> STATED TASK: Exclude the pictures and reproduce the remaining data exactly as written.

> GIVEN DATA:
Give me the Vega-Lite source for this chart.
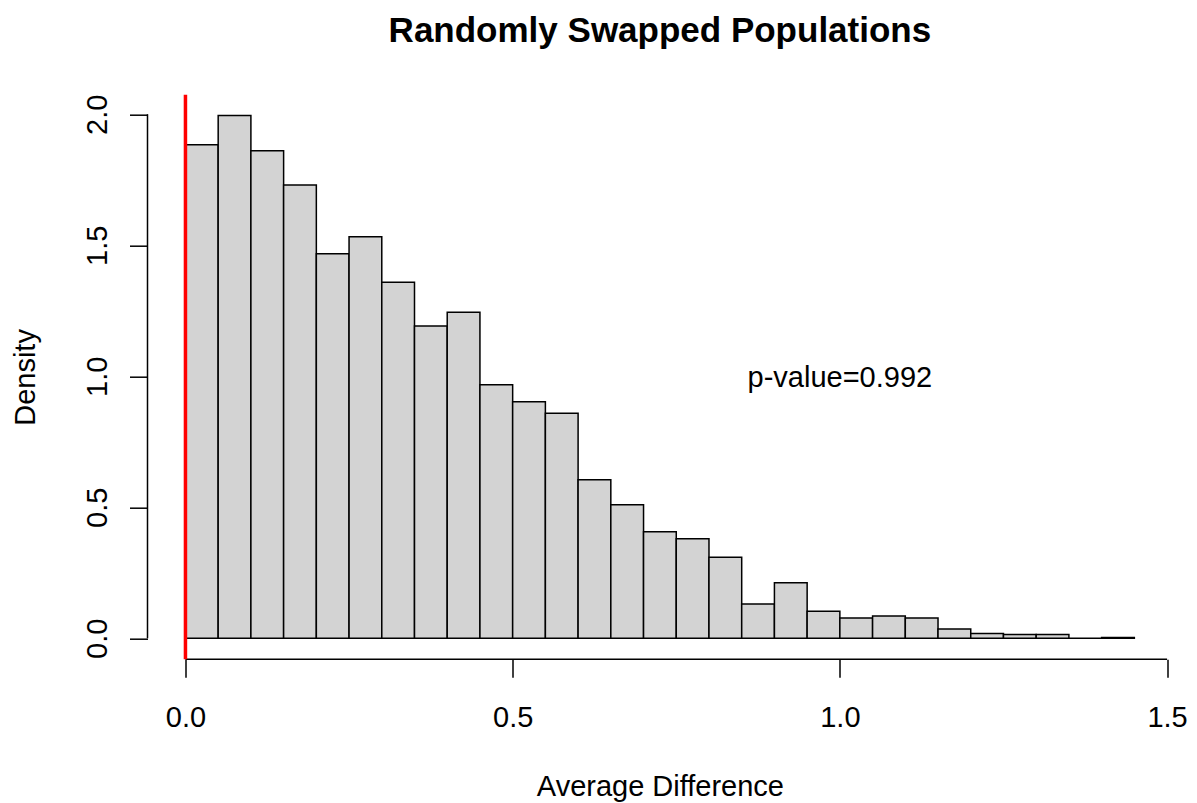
{
  "$schema": "https://vega.github.io/schema/vega-lite/v6.json",
  "width": 1024.8,
  "height": 564.5,
  "autosize": {"type": "none"},
  "padding": {"left": 147.5, "top": 94.7, "right": 24.7, "bottom": 143.8},
  "background": "white",
  "title": {
    "text": "Randomly Swapped Populations",
    "font": "Liberation Sans",
    "fontSize": 35,
    "fontWeight": "bold",
    "color": "black",
    "anchor": "middle",
    "frame": "group",
    "baseline": "alphabetic",
    "offset": 16
  },
  "config": {
    "view": {"stroke": null},
    "axis": {
      "domain": false,
      "grid": false,
      "ticks": true,
      "tickColor": "black",
      "tickWidth": 1.5,
      "tickSize": 18,
      "labelFont": "Liberation Sans",
      "labelFontSize": 29,
      "labelColor": "black",
      "titleFont": "Liberation Sans",
      "titleFontSize": 29,
      "titleFontWeight": "normal",
      "titleColor": "black",
      "labelOverlap": false,
      "labelFlush": false
    }
  },
  "layer": [
    {
      "data": {
        "values": [
          {"bin_start": 0.00, "bin_end": 0.05, "density": 1.884},
          {"bin_start": 0.05, "bin_end": 0.10, "density": 1.995},
          {"bin_start": 0.10, "bin_end": 0.15, "density": 1.861},
          {"bin_start": 0.15, "bin_end": 0.20, "density": 1.730},
          {"bin_start": 0.20, "bin_end": 0.25, "density": 1.468},
          {"bin_start": 0.25, "bin_end": 0.30, "density": 1.533},
          {"bin_start": 0.30, "bin_end": 0.35, "density": 1.359},
          {"bin_start": 0.35, "bin_end": 0.40, "density": 1.192},
          {"bin_start": 0.40, "bin_end": 0.45, "density": 1.244},
          {"bin_start": 0.45, "bin_end": 0.50, "density": 0.968},
          {"bin_start": 0.50, "bin_end": 0.55, "density": 0.903},
          {"bin_start": 0.55, "bin_end": 0.60, "density": 0.859},
          {"bin_start": 0.60, "bin_end": 0.65, "density": 0.605},
          {"bin_start": 0.65, "bin_end": 0.70, "density": 0.510},
          {"bin_start": 0.70, "bin_end": 0.75, "density": 0.407},
          {"bin_start": 0.75, "bin_end": 0.80, "density": 0.380},
          {"bin_start": 0.80, "bin_end": 0.85, "density": 0.309},
          {"bin_start": 0.85, "bin_end": 0.90, "density": 0.131},
          {"bin_start": 0.90, "bin_end": 0.95, "density": 0.212},
          {"bin_start": 0.95, "bin_end": 1.00, "density": 0.103},
          {"bin_start": 1.00, "bin_end": 1.05, "density": 0.077},
          {"bin_start": 1.05, "bin_end": 1.10, "density": 0.085},
          {"bin_start": 1.10, "bin_end": 1.15, "density": 0.077},
          {"bin_start": 1.15, "bin_end": 1.20, "density": 0.035},
          {"bin_start": 1.20, "bin_end": 1.25, "density": 0.018},
          {"bin_start": 1.25, "bin_end": 1.30, "density": 0.014},
          {"bin_start": 1.30, "bin_end": 1.35, "density": 0.014},
          {"bin_start": 1.35, "bin_end": 1.40, "density": 0.0},
          {"bin_start": 1.40, "bin_end": 1.45, "density": 0.003}
        ]
      },
      "mark": {"type": "rect", "fill": "#d3d3d3", "stroke": "black", "strokeWidth": 1.5},
      "encoding": {
        "x": {
          "field": "bin_start",
          "type": "quantitative",
          "scale": {"domain": [-0.058, 1.508], "nice": false, "zero": false},
          "axis": {
            "values": [0, 0.5, 1.0, 1.5],
            "format": ".1f",
            "title": "Average Difference",
            "labelBaseline": "top",
            "labelAlign": "center",
            "labelPadding": 26,
            "titleBaseline": "alphabetic",
            "titleY": 135.8
          }
        },
        "x2": {"field": "bin_end"},
        "y": {
          "field": "density",
          "type": "quantitative",
          "scale": {"domain": [-0.0798, 2.0748], "nice": false, "zero": false},
          "axis": {
            "values": [0, 0.5, 1.0, 1.5, 2.0],
            "format": ".1f",
            "title": "Density",
            "labelAngle": -90,
            "labelAlign": "center",
            "labelBaseline": "alphabetic",
            "labelPadding": 23,
            "titleAngle": -90,
            "titleAlign": "center",
            "titleBaseline": "alphabetic",
            "titleX": -112.7,
            "titleY": 282.25
          }
        },
        "y2": {"datum": 0}
      }
    },
    {
      "data": {"values": [{}]},
      "mark": {"type": "rule", "color": "black", "strokeWidth": 1.5},
      "encoding": {
        "x": {"datum": 0},
        "x2": {"datum": 1.5},
        "y": {"datum": -0.0798}
      }
    },
    {
      "data": {"values": [{}]},
      "mark": {"type": "rule", "color": "black", "strokeWidth": 1.5},
      "encoding": {
        "x": {"datum": -0.058},
        "y": {"datum": 0},
        "y2": {"datum": 2.0}
      }
    },
    {
      "data": {"values": [{}]},
      "mark": {"type": "rule", "color": "red", "strokeWidth": 3.5},
      "encoding": {
        "x": {"datum": 0}
      }
    },
    {
      "data": {"values": [{"label": "p-value=0.992"}]},
      "mark": {
        "type": "text",
        "font": "Liberation Sans",
        "fontSize": 29,
        "fill": "black",
        "align": "center",
        "baseline": "middle",
        "dy": 2
      },
      "encoding": {
        "x": {"datum": 1.0},
        "y": {"datum": 1.0},
        "text": {"field": "label"}
      }
    }
  ]
}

> RESPONSE TO THE EXERCISE:
Give me the Vega-Lite source for this chart.
{
  "$schema": "https://vega.github.io/schema/vega-lite/v6.json",
  "width": 1024.8,
  "height": 564.5,
  "autosize": {"type": "none"},
  "padding": {"left": 147.5, "top": 94.7, "right": 24.7, "bottom": 143.8},
  "background": "white",
  "title": {
    "text": "Randomly Swapped Populations",
    "font": "Liberation Sans",
    "fontSize": 35,
    "fontWeight": "bold",
    "color": "black",
    "anchor": "middle",
    "frame": "group",
    "baseline": "alphabetic",
    "offset": 16
  },
  "config": {
    "view": {"stroke": null},
    "axis": {
      "domain": false,
      "grid": false,
      "ticks": true,
      "tickColor": "black",
      "tickWidth": 1.5,
      "tickSize": 18,
      "labelFont": "Liberation Sans",
      "labelFontSize": 29,
      "labelColor": "black",
      "titleFont": "Liberation Sans",
      "titleFontSize": 29,
      "titleFontWeight": "normal",
      "titleColor": "black",
      "labelOverlap": false,
      "labelFlush": false
    }
  },
  "layer": [
    {
      "data": {
        "values": [
          {"bin_start": 0.00, "bin_end": 0.05, "density": 1.884},
          {"bin_start": 0.05, "bin_end": 0.10, "density": 1.995},
          {"bin_start": 0.10, "bin_end": 0.15, "density": 1.861},
          {"bin_start": 0.15, "bin_end": 0.20, "density": 1.730},
          {"bin_start": 0.20, "bin_end": 0.25, "density": 1.468},
          {"bin_start": 0.25, "bin_end": 0.30, "density": 1.533},
          {"bin_start": 0.30, "bin_end": 0.35, "density": 1.359},
          {"bin_start": 0.35, "bin_end": 0.40, "density": 1.192},
          {"bin_start": 0.40, "bin_end": 0.45, "density": 1.244},
          {"bin_start": 0.45, "bin_end": 0.50, "density": 0.968},
          {"bin_start": 0.50, "bin_end": 0.55, "density": 0.903},
          {"bin_start": 0.55, "bin_end": 0.60, "density": 0.859},
          {"bin_start": 0.60, "bin_end": 0.65, "density": 0.605},
          {"bin_start": 0.65, "bin_end": 0.70, "density": 0.510},
          {"bin_start": 0.70, "bin_end": 0.75, "density": 0.407},
          {"bin_start": 0.75, "bin_end": 0.80, "density": 0.380},
          {"bin_start": 0.80, "bin_end": 0.85, "density": 0.309},
          {"bin_start": 0.85, "bin_end": 0.90, "density": 0.131},
          {"bin_start": 0.90, "bin_end": 0.95, "density": 0.212},
          {"bin_start": 0.95, "bin_end": 1.00, "density": 0.103},
          {"bin_start": 1.00, "bin_end": 1.05, "density": 0.077},
          {"bin_start": 1.05, "bin_end": 1.10, "density": 0.085},
          {"bin_start": 1.10, "bin_end": 1.15, "density": 0.077},
          {"bin_start": 1.15, "bin_end": 1.20, "density": 0.035},
          {"bin_start": 1.20, "bin_end": 1.25, "density": 0.018},
          {"bin_start": 1.25, "bin_end": 1.30, "density": 0.014},
          {"bin_start": 1.30, "bin_end": 1.35, "density": 0.014},
          {"bin_start": 1.35, "bin_end": 1.40, "density": 0.0},
          {"bin_start": 1.40, "bin_end": 1.45, "density": 0.003}
        ]
      },
      "mark": {"type": "rect", "fill": "#d3d3d3", "stroke": "black", "strokeWidth": 1.5},
      "encoding": {
        "x": {
          "field": "bin_start",
          "type": "quantitative",
          "scale": {"domain": [-0.058, 1.508], "nice": false, "zero": false},
          "axis": {
            "values": [0, 0.5, 1.0, 1.5],
            "format": ".1f",
            "title": "Average Difference",
            "labelBaseline": "top",
            "labelAlign": "center",
            "labelPadding": 26,
            "titleBaseline": "alphabetic",
            "titleY": 135.8
          }
        },
        "x2": {"field": "bin_end"},
        "y": {
          "field": "density",
          "type": "quantitative",
          "scale": {"domain": [-0.0798, 2.0748], "nice": false, "zero": false},
          "axis": {
            "values": [0, 0.5, 1.0, 1.5, 2.0],
            "format": ".1f",
            "title": "Density",
            "labelAngle": -90,
            "labelAlign": "center",
            "labelBaseline": "alphabetic",
            "labelPadding": 23,
            "titleAngle": -90,
            "titleAlign": "center",
            "titleBaseline": "alphabetic",
            "titleX": -112.7,
            "titleY": 282.25
          }
        },
        "y2": {"datum": 0}
      }
    },
    {
      "data": {"values": [{}]},
      "mark": {"type": "rule", "color": "black", "strokeWidth": 1.5},
      "encoding": {
        "x": {"datum": 0},
        "x2": {"datum": 1.5},
        "y": {"datum": -0.0798}
      }
    },
    {
      "data": {"values": [{}]},
      "mark": {"type": "rule", "color": "black", "strokeWidth": 1.5},
      "encoding": {
        "x": {"datum": -0.058},
        "y": {"datum": 0},
        "y2": {"datum": 2.0}
      }
    },
    {
      "data": {"values": [{}]},
      "mark": {"type": "rule", "color": "red", "strokeWidth": 3.5},
      "encoding": {
        "x": {"datum": 0}
      }
    },
    {
      "data": {"values": [{"label": "p-value=0.992"}]},
      "mark": {
        "type": "text",
        "font": "Liberation Sans",
        "fontSize": 29,
        "fill": "black",
        "align": "center",
        "baseline": "middle",
        "dy": 2
      },
      "encoding": {
        "x": {"datum": 1.0},
        "y": {"datum": 1.0},
        "text": {"field": "label"}
      }
    }
  ]
}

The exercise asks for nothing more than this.